11 Binary search trees: A balanced container
In this chapter
- modeling hierarchical relationships with trees
- binary, ternary, and n-ary trees
- introducing data constraints into binary trees: binary search trees
- evaluating the performance of binary search trees
- discovering how balanced trees provide better guarantees
This chapter marks a shift from the previous few chapters, where we focused on containers. Here, we discuss trees, which is a data structure—or rather a class of data structures! Trees can be used to implement several abstract data types, so unlike the other chapters, we won’t have an ADT section here. We’ll go straight to the point, describing trees, and then focus on one particular kind of tree—the binary search tree (BST). We’ll describe what trees do well and how we can make them work even better.
What makes a tree?
In chapter 6, we discussed linked lists, our first composite data structure.

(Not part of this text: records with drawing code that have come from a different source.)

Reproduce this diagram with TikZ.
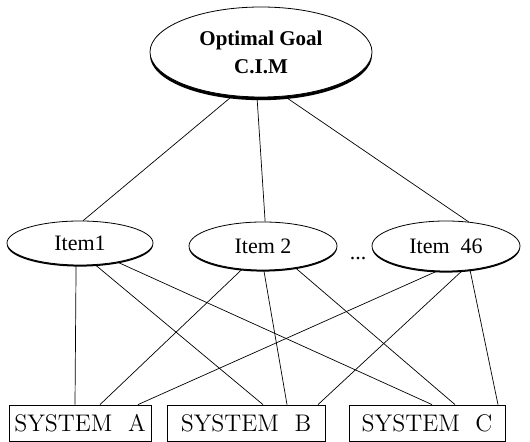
\documentclass[tikz,border=0pt]{standalone}
\usepackage{fontspec}
\newfontfamily\tms{Liberation Serif}
\usepackage{tikz}
\usetikzlibrary{shapes.geometric,shadows}

\begin{document}
\begin{tikzpicture}[x=0.5pt,y=-0.5pt,
  every node/.style={inner sep=0pt,align=center,},%
  sh/.style={drop shadow={shadow xshift=0pt,shadow yshift=-#1,opacity=1,fill=black}},%
  el/.style={ellipse,draw,fill=white,line width=.4pt,font=\tms\fontsize{11}{13}\selectfont},%
  bx/.style={rectangle,draw,line width=.4pt,minimum height=18pt,font=\fontsize{12}{14}\selectfont},%
  ln/.style={line width=.35pt},%
  ]
  \useasboundingbox (0,0) rectangle (530,442);
  \node (goal) at (261,52) [el,sh=1.6pt,minimum width=111pt,minimum height=45pt,
    font=\tms\bfseries\fontsize{10.5}{14}\selectfont] {Optimal Goal\\C.I.M};
  \node (item1)  at (80,243)  [el,sh=.8pt,minimum width=73pt,minimum height=22pt] {Item1};
  \node (item2)  at (263,246) [el,sh=.8pt,minimum width=74pt,minimum height=24pt] {Item 2};
  \node (item46) at (446,246) [el,sh=.8pt,minimum width=74pt,minimum height=25pt] {Item~ 46};
  \node (dots)   at (358,259) [font=\tms\fontsize{11}{13}\selectfont] {...};

  \node (sysA) at (80,423)  [bx,minimum width=71pt] {SYSTEM~ A};
  \node (sysB) at (246,423) [bx,minimum width=79pt] {SYSTEM~ B};
  \node (sysC) at (427,423) [bx,minimum width=78pt] {SYSTEM~ C};

  % goal to items
  \draw [ln] (goal.237) -- (item1.82);
  \draw [ln] (goal.265) -- (item2.85);
  \draw [ln] (goal.298) -- (item46.47);
  % items to systems
  \draw [ln] (item1.260) -- ([xshift=-2.5pt]sysA.north);
  \draw [ln] (item1.305) -- ([xshift=8.5pt]sysB.north);
  \draw [ln] (item1.333) -- ([xshift=2.5pt]sysC.north);
  \draw [ln] (item2.228) -- ([xshift=10pt]sysA.north);
  \draw [ln] (item2.272) -- ([xshift=20.5pt]sysB.north);
  \draw [ln] (item2.326) -- ([xshift=14pt]sysC.north);
  \draw [ln] (item46.250) -- ([xshift=29pt]sysA.north);
  \draw [ln] (item46.303) -- ([xshift=36pt]sysB.north);
  \draw [ln] (item46.315) -- ([xshift=35.5pt]sysC.north);
\end{tikzpicture}
\end{document}
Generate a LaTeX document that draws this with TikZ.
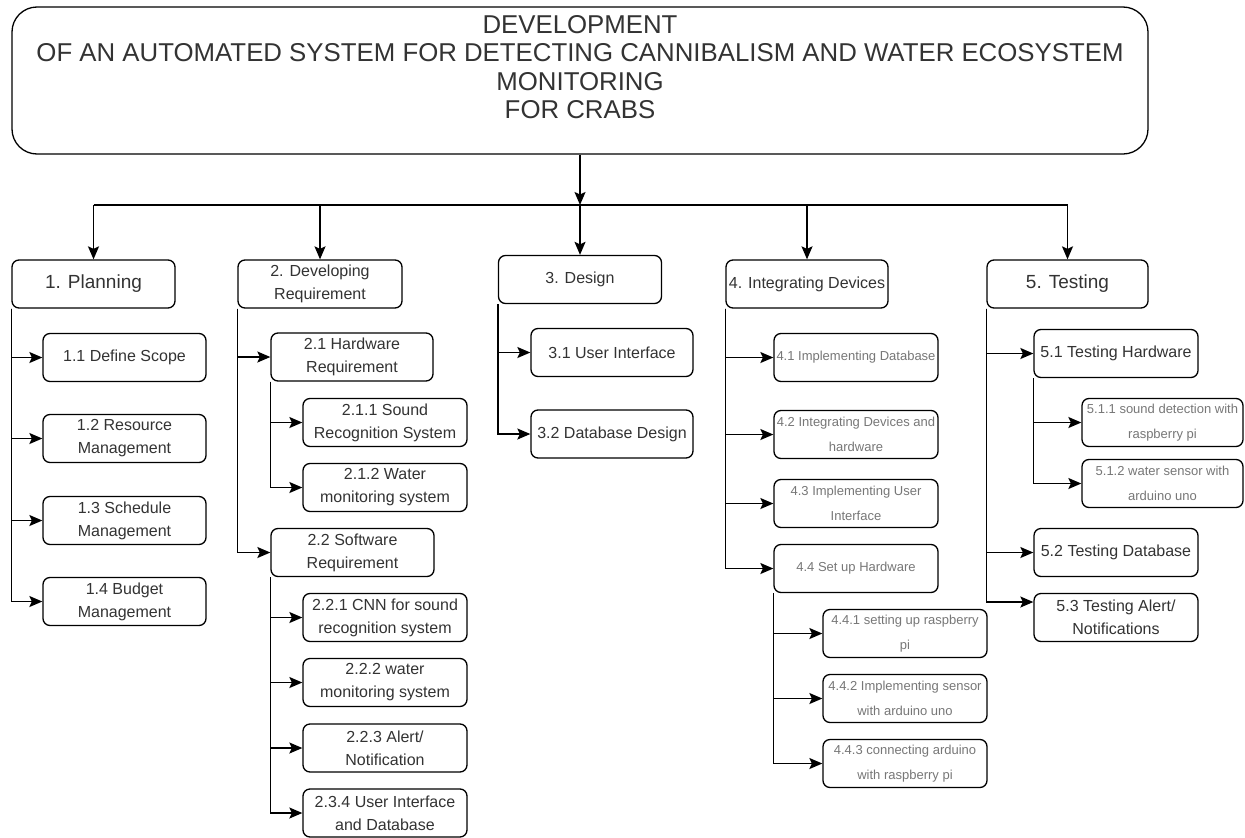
\documentclass[tikz,border=0pt]{standalone}
\usepackage{fontspec}
\setmainfont{Liberation Sans}
\usetikzlibrary{arrows.meta,calc}

\definecolor{ink}{HTML}{333333}
\definecolor{faint}{HTML}{777777}

\tikzset{
  wire/.style={line width=1.5pt, draw=black},
  arr/.style={wire, -{Stealth[length=13pt,width=11pt,inset=2.5pt]}},
  box/.style={draw=black, line width=1.3pt, rounded corners=7pt, fill=white,
    inner sep=0pt, align=center, text=ink,
    minimum width=163pt, minimum height=48pt,
    font=\fontsize{16}{23}\selectfont},
  headbox/.style={box, font=\fontsize{19}{23}\selectfont},
  faintbox/.style={box, text=faint, font=\fontsize{13}{24.5}\selectfont},
  titlebox/.style={draw=black, line width=1.3pt, rounded corners=25pt,
    minimum width=1136pt, minimum height=147pt, inner sep=0pt},
  titletext/.style={align=center, text=ink, inner sep=0pt,
    font=\fontsize{25.8}{28.5}\selectfont}
}

\begin{document}
\begin{tikzpicture}[x=1pt,y=-1pt]
\useasboundingbox (0,0) rectangle (1245,838);

% root
\node[titlebox] (title) at (580,80.5) {};
\node[titletext] (heading) at (580,67) {DEVELOPMENT\\OF AN AUTOMATED SYSTEM FOR DETECTING CANNIBALISM AND WATER ECOSYSTEM\\MONITORING\\FOR CRABS};

% phases
\node[headbox] (p1) at (93.5,284) {1. Planning};
\node[box, minimum width=164pt] (p2) at (320,284) {2. Developing\\Requirement};
\node[box] (p3) at (580,279.5) {3. Design};
\node[box, minimum width=162pt] (p4) at (807,284) {4. Integrating Devices};
\node[headbox, minimum width=161pt] (p5) at (1067.5,284) {5. Testing};

% 1. Planning
\node[box] (c11) at (124.5,357.5) {1.1 Define Scope};
\node[box] (c12) at (124.5,438.5) {1.2 Resource\\Management};
\node[box] (c13) at (124.5,520.5) {1.3 Schedule\\Management};
\node[box] (c14) at (124.5,601.5) {1.4 Budget\\Management};

% 2. Developing Requirement
\node[box, minimum width=162pt] (c21) at (352,357) {2.1 Hardware\\Requirement};
\node[box, minimum width=164pt] (c211) at (385,422.5) {2.1.1 Sound\\Recognition System};
\node[box, minimum width=164pt] (c212) at (385,487.5) {2.1.2 Water\\monitoring system};
\node[box] (c22) at (352.5,552.5) {2.2 Software\\Requirement};
\node[box, minimum width=164pt] (c221) at (385,617.5) {2.2.1 CNN for sound\\recognition system};
\node[box, minimum width=164pt] (c222) at (385,682.5) {2.2.2 water\\monitoring system};
\node[box, minimum width=164pt] (c223) at (385,748) {2.2.3 Alert/\\Notification};
\node[box, minimum width=164pt] (c234) at (385,813) {2.3.4 User Interface\\and Database};

% 3. Design
\node[box, minimum width=162pt] (c31) at (612,352.5) {3.1 User Interface};
\node[box, minimum width=162pt] (c32) at (612,434) {3.2 Database Design};

% 4. Integrating Devices
\node[faintbox, minimum width=164pt] (c41) at (856,357.5) {4.1 Implementing Database};
\node[faintbox, minimum width=164pt] (c42) at (856,434.5) {4.2 Integrating Devices and\\hardware};
\node[faintbox, minimum width=164pt] (c43) at (856,503.5) {4.3 Implementing User\\Interface};
\node[faintbox, minimum width=164pt] (c44) at (856,568.5) {4.4 Set up Hardware};
\node[faintbox, minimum width=164pt] (c441) at (905,633.5) {4.4.1 setting up raspberry\\pi};
\node[faintbox, minimum width=164pt] (c442) at (905,698.5) {4.4.2 Implementing sensor\\with arduino uno};
\node[faintbox, minimum width=164pt] (c443) at (905,763.5) {4.4.3 connecting arduino\\with raspberry pi};

% 5. Testing
\node[box, minimum width=164pt] (c51) at (1116,353.5) {5.1 Testing Hardware};
\node[faintbox, minimum width=161pt] (c511) at (1162.5,422.5) {5.1.1 sound detection with\\raspberry pi};
\node[faintbox, minimum width=161pt] (c512) at (1162.5,483.5) {5.1.2 water sensor with\\arduino uno};
\node[box, minimum width=164pt] (c52) at (1116,552.5) {5.2 Testing Database};
\node[box, minimum width=164pt] (c53) at (1116,617.5) {5.3 Testing Alert/\\Notifications};

% root to phases
\coordinate (hub) at (580,205);
\draw[arr] (title.south) -- (hub);
\draw[wire] (p1.north |- hub) -- (p5.north |- hub);
\foreach \p in {p1,p2,p3,p4,p5}
  \draw[arr] (\p.north |- hub) -- (\p.north);

% phase spines
\foreach \c in {c11,c12,c13,c14}
  \draw[arr] (p1.south west) |- (\c.west);
\foreach \c in {c21,c22}
  \draw[arr] (p2.south west) |- (\c.west);
\foreach \c in {c211,c212}
  \draw[arr] (c21.south west) |- (\c.west);
\foreach \c in {c221,c222,c223,c234}
  \draw[arr] (c22.south west) |- (\c.west);
\foreach \c in {c31,c32}
  \draw[arr] (p3.south west) |- (\c.west);
\foreach \c in {c41,c42,c43,c44}
  \draw[arr] (p4.south west) |- (\c.west);
\foreach \c in {c441,c442,c443}
  \draw[arr] (c44.south west) |- (\c.west);
\foreach \c in {c51,c52}
  \draw[arr] (p5.south west) |- (\c.west);
\draw[arr] (p5.south west) |- ([yshift=15.5pt]c53.west);
\foreach \c in {c511,c512}
  \draw[arr] (c51.south west) |- (\c.west);
\end{tikzpicture}
\end{document}
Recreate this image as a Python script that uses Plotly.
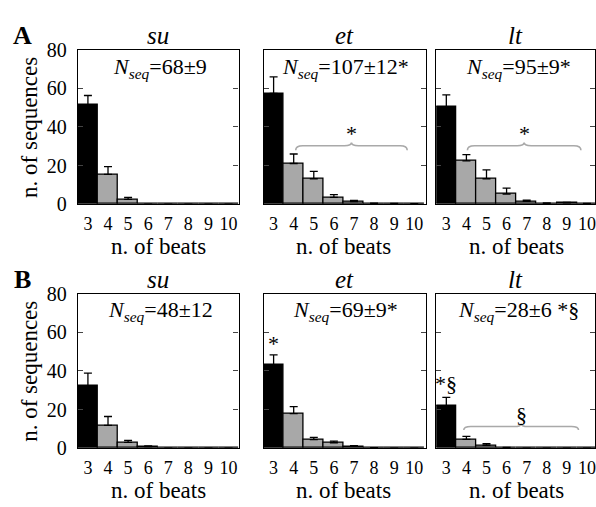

The elements of a linked list, its nodes, are themselves a minimal data structure. Linked lists are based on the idea that each node has a single successor and a single predecessor—except for the head of the list, which has no predecessor, and the tail of the list, which has no successor.
However, things are not always so simple, and the relationships are more intricate. Sometimes, instead of a linear sequence, we need to represent some kind of hierarchy, with a single, clear starting point, but then with different paths branching out from each node.